Monday, May 22, 2006

The Lost Tools of Learning

  • Dorothy Sayers'"The Lost Tools of Learning" is worth reading. She laments on the lost tools of learning, mainly Grammar, Dialectic and Rhetoric. Our children are taught various subjects in schools, but not the 'art or learning' and at the end of the day unable to face modern challenges. The same thing happens in the Muslim world today. Our kids 'may know' many things, but they have'nt been taught to be a wise person. Below is an excerpt:

    But one cannot live on capital forever. However firmly a tradition is rooted, if it is never watered, though it dies hard, yet in the end it dies. And today a great number--perhaps the majority--of the men and women who handle our affairs, write our books and our newspapers, carry out our research, present our plays and our films, speak from our platforms and pulpits--yes, and who educate our young people--have never, even in a lingering traditional memory, undergone the Scholastic discipline.

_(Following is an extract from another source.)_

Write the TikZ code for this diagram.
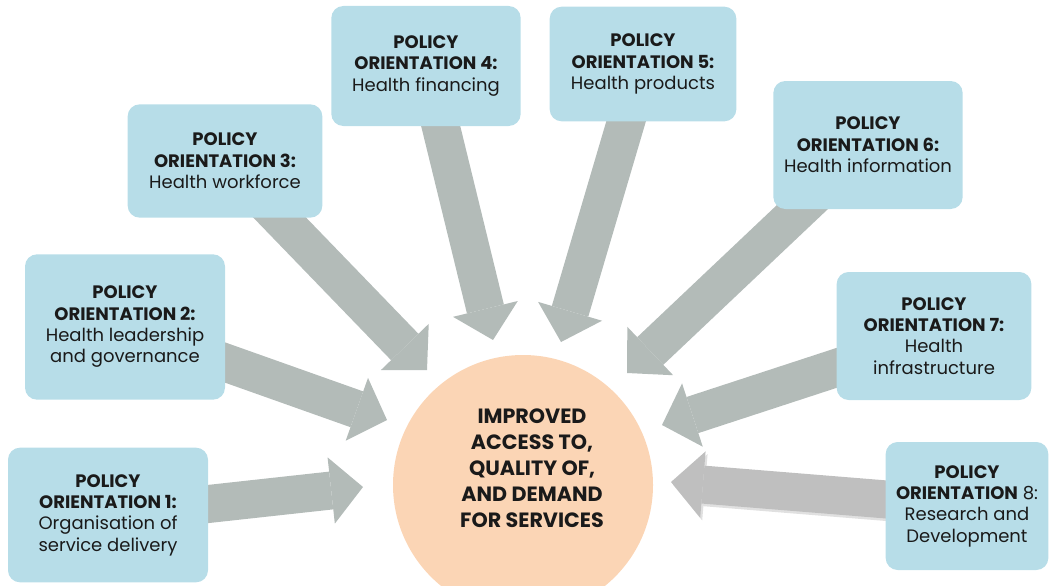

Less and less do the children who come to be educated bring any of that tradition with them. We have lost the tools of learning--the axe and the wedge, the hammer and the saw, the chisel and the plane-- that were so adaptable to all tasks. Instead of them, we have merely a set of complicated jigs, each of which will do but one task and no more, and in using which eye and hand receive no training, so that no man ever sees the work as a whole or "looks to the end of the work."